A study published by the University of Cambridge Wednesday shows that prehistoric women were way stronger than modern-day rowers.
A study published in Science Daily found that prehistoric women had stronger bodies by comparing bones of Central European women during the first 6,000 years of farming to modern-day female rowers. The researchers found that these women had stronger upper arms than female rowing champions, according to research from the University of Cambridge’s Department of Archaeology.
“This is the first study to actually compare prehistoric female bones to those of living women,” said Dr. Alison Macintosh, lead author of the study. The researchers believe that such intensive demands of manual labor made these women have much stronger upper bodies.

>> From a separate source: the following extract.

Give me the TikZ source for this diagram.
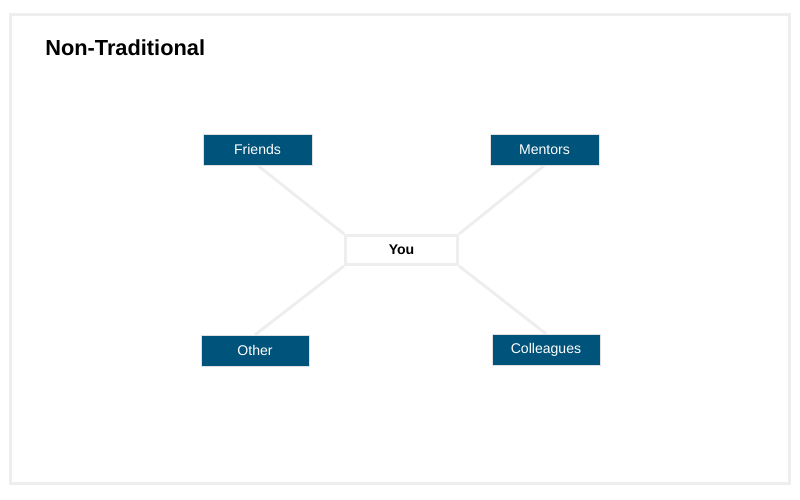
\documentclass[tikz,border=0pt]{standalone}
\usepackage{fontspec}
\setmainfont{Liberation Sans}
\usetikzlibrary{positioning, backgrounds}
\definecolor{NetBlue}{RGB}{0,83,122}
\definecolor{NetGray}{RGB}{238,238,238}

\begin{document}
\begin{tikzpicture}[
            peer/.style={rectangle, fill=NetBlue, draw=black!12, line width=0.4pt,
                         text=white, minimum width=2.7cm, minimum height=0.77cm,
                         font=\fontsize{10}{12}\selectfont, align=center},
            self/.style={rectangle, fill=white, draw=NetGray, line width=0.075cm,
                         minimum width=2.8cm, minimum height=0.725cm,
                         font=\fontsize{10}{12}\selectfont\bfseries, align=center},
            tie/.style={draw=NetGray, line width=0.075cm}
          ]
          \useasboundingbox (0,0) rectangle (20,12.5);
          % Frame
          \draw[NetGray, line width=0.075cm] (0.275,0.4) rectangle (19.725,12.125);

          % Title
          \node[anchor=base west, inner sep=0pt, font=\fontsize{15.5}{18}\selectfont\bfseries]
                (title) at (1.125,11.12) {Non-Traditional};

          % Centre
          \node[self] (you) at (10.0375,6.25) {You};

          % Network
          \node[peer, minimum width=2.725cm] (friends) at (6.4375,8.7625) {Friends};
          \node[peer, minimum width=2.725cm] (mentors) at (13.6125,8.7625) {Mentors};
          \node[peer] (other) at (6.375,3.7375) {Other};
          \node[peer] (colleagues) at (13.65,3.7625) {Colleagues};

          % Ties
          \begin{scope}[on background layer]
            \draw[tie] (friends.south) -- (you.north west);
            \draw[tie] (mentors.south) -- (you.north east);
            \draw[tie] (other.north) -- (you.south west);
            \draw[tie] (colleagues.north) -- (you.south east);
          \end{scope}
        \end{tikzpicture}
\end{document}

Researchers scanned the limb bones of Cambridge rowing squad to compare to female bones from the Neolithic Ages to the Middle Ages. The Neolithic Age (7400-7000 years ago) showed that their arm bones were 11-16% stronger than the rowers and 30% stronger for Cambridge students.
Macintosh believes that one explanation is the sheer stress of manual labor placed on women.”Prior to the invention of the plough, subsistence farming involved manually planting, tilling and harvesting all crops,” said Macintosh. “Women were also likely to have been fetching food and water for domestic livestock, processing milk and meat, and converting hides and wool into textiles.
Grain also had a large impact on women’s bones throughout history. Women would spend approximately five hours per day grinding grain to make flour in the early agricultural period of the Neolithic era.